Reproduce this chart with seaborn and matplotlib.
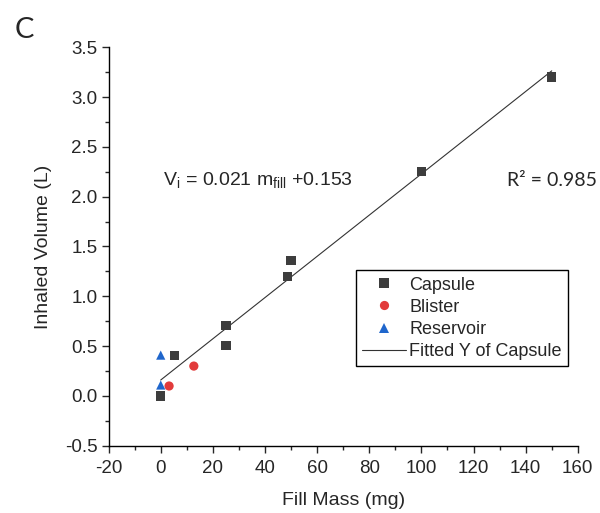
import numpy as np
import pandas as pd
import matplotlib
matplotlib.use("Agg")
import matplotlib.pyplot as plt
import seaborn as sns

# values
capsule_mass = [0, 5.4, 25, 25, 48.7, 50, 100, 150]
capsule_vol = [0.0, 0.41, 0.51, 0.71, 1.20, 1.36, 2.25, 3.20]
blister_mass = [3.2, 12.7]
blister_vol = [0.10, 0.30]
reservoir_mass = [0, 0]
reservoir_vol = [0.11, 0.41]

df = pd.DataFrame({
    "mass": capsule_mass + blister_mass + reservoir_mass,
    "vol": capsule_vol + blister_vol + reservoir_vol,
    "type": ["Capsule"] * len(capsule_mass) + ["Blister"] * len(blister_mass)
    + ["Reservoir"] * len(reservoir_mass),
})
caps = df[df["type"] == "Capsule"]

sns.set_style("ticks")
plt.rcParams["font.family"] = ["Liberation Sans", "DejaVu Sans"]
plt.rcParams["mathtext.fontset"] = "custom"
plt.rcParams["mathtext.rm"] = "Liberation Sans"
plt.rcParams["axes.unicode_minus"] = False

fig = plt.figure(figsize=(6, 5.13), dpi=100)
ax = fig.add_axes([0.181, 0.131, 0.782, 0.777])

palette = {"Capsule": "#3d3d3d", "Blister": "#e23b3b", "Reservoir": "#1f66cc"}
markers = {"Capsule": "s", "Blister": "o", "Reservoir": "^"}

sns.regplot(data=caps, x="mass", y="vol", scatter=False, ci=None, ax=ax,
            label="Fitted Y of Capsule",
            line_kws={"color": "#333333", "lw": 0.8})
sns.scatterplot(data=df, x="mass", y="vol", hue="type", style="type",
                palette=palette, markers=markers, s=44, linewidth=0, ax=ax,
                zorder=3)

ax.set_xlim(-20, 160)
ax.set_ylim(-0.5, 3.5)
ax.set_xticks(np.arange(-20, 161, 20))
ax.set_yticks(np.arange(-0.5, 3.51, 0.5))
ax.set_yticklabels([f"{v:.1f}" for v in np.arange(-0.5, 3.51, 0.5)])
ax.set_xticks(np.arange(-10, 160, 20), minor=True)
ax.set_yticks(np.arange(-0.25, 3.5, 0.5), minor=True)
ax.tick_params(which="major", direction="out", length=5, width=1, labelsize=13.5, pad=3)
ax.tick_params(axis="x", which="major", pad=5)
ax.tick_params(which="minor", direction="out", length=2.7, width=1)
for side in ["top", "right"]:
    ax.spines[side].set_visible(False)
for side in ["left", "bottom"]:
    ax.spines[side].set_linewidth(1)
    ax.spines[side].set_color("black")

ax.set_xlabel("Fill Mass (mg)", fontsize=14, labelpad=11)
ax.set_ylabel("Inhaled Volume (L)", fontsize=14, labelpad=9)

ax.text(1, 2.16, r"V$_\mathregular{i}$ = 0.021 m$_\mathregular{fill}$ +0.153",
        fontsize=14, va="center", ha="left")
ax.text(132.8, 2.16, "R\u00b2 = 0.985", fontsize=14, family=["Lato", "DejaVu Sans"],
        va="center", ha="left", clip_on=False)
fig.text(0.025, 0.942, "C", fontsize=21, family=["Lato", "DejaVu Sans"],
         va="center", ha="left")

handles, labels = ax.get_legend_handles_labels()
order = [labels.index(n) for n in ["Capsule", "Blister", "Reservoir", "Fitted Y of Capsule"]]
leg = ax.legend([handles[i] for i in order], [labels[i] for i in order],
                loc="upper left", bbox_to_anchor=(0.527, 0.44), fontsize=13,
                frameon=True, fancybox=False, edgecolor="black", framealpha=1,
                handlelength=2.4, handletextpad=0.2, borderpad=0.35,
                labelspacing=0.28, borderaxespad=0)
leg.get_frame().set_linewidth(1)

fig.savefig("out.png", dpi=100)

________________

▸ **WHAT TO PRODUCE**:
Reproduce the whole listing word for word, setting aside any pictures.

▸ **TASK SOLUTION**:
Reproduce this chart with seaborn and matplotlib.
import numpy as np
import pandas as pd
import matplotlib
matplotlib.use("Agg")
import matplotlib.pyplot as plt
import seaborn as sns

# values
capsule_mass = [0, 5.4, 25, 25, 48.7, 50, 100, 150]
capsule_vol = [0.0, 0.41, 0.51, 0.71, 1.20, 1.36, 2.25, 3.20]
blister_mass = [3.2, 12.7]
blister_vol = [0.10, 0.30]
reservoir_mass = [0, 0]
reservoir_vol = [0.11, 0.41]

df = pd.DataFrame({
    "mass": capsule_mass + blister_mass + reservoir_mass,
    "vol": capsule_vol + blister_vol + reservoir_vol,
    "type": ["Capsule"] * len(capsule_mass) + ["Blister"] * len(blister_mass)
    + ["Reservoir"] * len(reservoir_mass),
})
caps = df[df["type"] == "Capsule"]

sns.set_style("ticks")
plt.rcParams["font.family"] = ["Liberation Sans", "DejaVu Sans"]
plt.rcParams["mathtext.fontset"] = "custom"
plt.rcParams["mathtext.rm"] = "Liberation Sans"
plt.rcParams["axes.unicode_minus"] = False

fig = plt.figure(figsize=(6, 5.13), dpi=100)
ax = fig.add_axes([0.181, 0.131, 0.782, 0.777])

palette = {"Capsule": "#3d3d3d", "Blister": "#e23b3b", "Reservoir": "#1f66cc"}
markers = {"Capsule": "s", "Blister": "o", "Reservoir": "^"}

sns.regplot(data=caps, x="mass", y="vol", scatter=False, ci=None, ax=ax,
            label="Fitted Y of Capsule",
            line_kws={"color": "#333333", "lw": 0.8})
sns.scatterplot(data=df, x="mass", y="vol", hue="type", style="type",
                palette=palette, markers=markers, s=44, linewidth=0, ax=ax,
                zorder=3)

ax.set_xlim(-20, 160)
ax.set_ylim(-0.5, 3.5)
ax.set_xticks(np.arange(-20, 161, 20))
ax.set_yticks(np.arange(-0.5, 3.51, 0.5))
ax.set_yticklabels([f"{v:.1f}" for v in np.arange(-0.5, 3.51, 0.5)])
ax.set_xticks(np.arange(-10, 160, 20), minor=True)
ax.set_yticks(np.arange(-0.25, 3.5, 0.5), minor=True)
ax.tick_params(which="major", direction="out", length=5, width=1, labelsize=13.5, pad=3)
ax.tick_params(axis="x", which="major", pad=5)
ax.tick_params(which="minor", direction="out", length=2.7, width=1)
for side in ["top", "right"]:
    ax.spines[side].set_visible(False)
for side in ["left", "bottom"]:
    ax.spines[side].set_linewidth(1)
    ax.spines[side].set_color("black")

ax.set_xlabel("Fill Mass (mg)", fontsize=14, labelpad=11)
ax.set_ylabel("Inhaled Volume (L)", fontsize=14, labelpad=9)

ax.text(1, 2.16, r"V$_\mathregular{i}$ = 0.021 m$_\mathregular{fill}$ +0.153",
        fontsize=14, va="center", ha="left")
ax.text(132.8, 2.16, "R\u00b2 = 0.985", fontsize=14, family=["Lato", "DejaVu Sans"],
        va="center", ha="left", clip_on=False)
fig.text(0.025, 0.942, "C", fontsize=21, family=["Lato", "DejaVu Sans"],
         va="center", ha="left")

handles, labels = ax.get_legend_handles_labels()
order = [labels.index(n) for n in ["Capsule", "Blister", "Reservoir", "Fitted Y of Capsule"]]
leg = ax.legend([handles[i] for i in order], [labels[i] for i in order],
                loc="upper left", bbox_to_anchor=(0.527, 0.44), fontsize=13,
                frameon=True, fancybox=False, edgecolor="black", framealpha=1,
                handlelength=2.4, handletextpad=0.2, borderpad=0.35,
                labelspacing=0.28, borderaxespad=0)
leg.get_frame().set_linewidth(1)

fig.savefig("out.png", dpi=100)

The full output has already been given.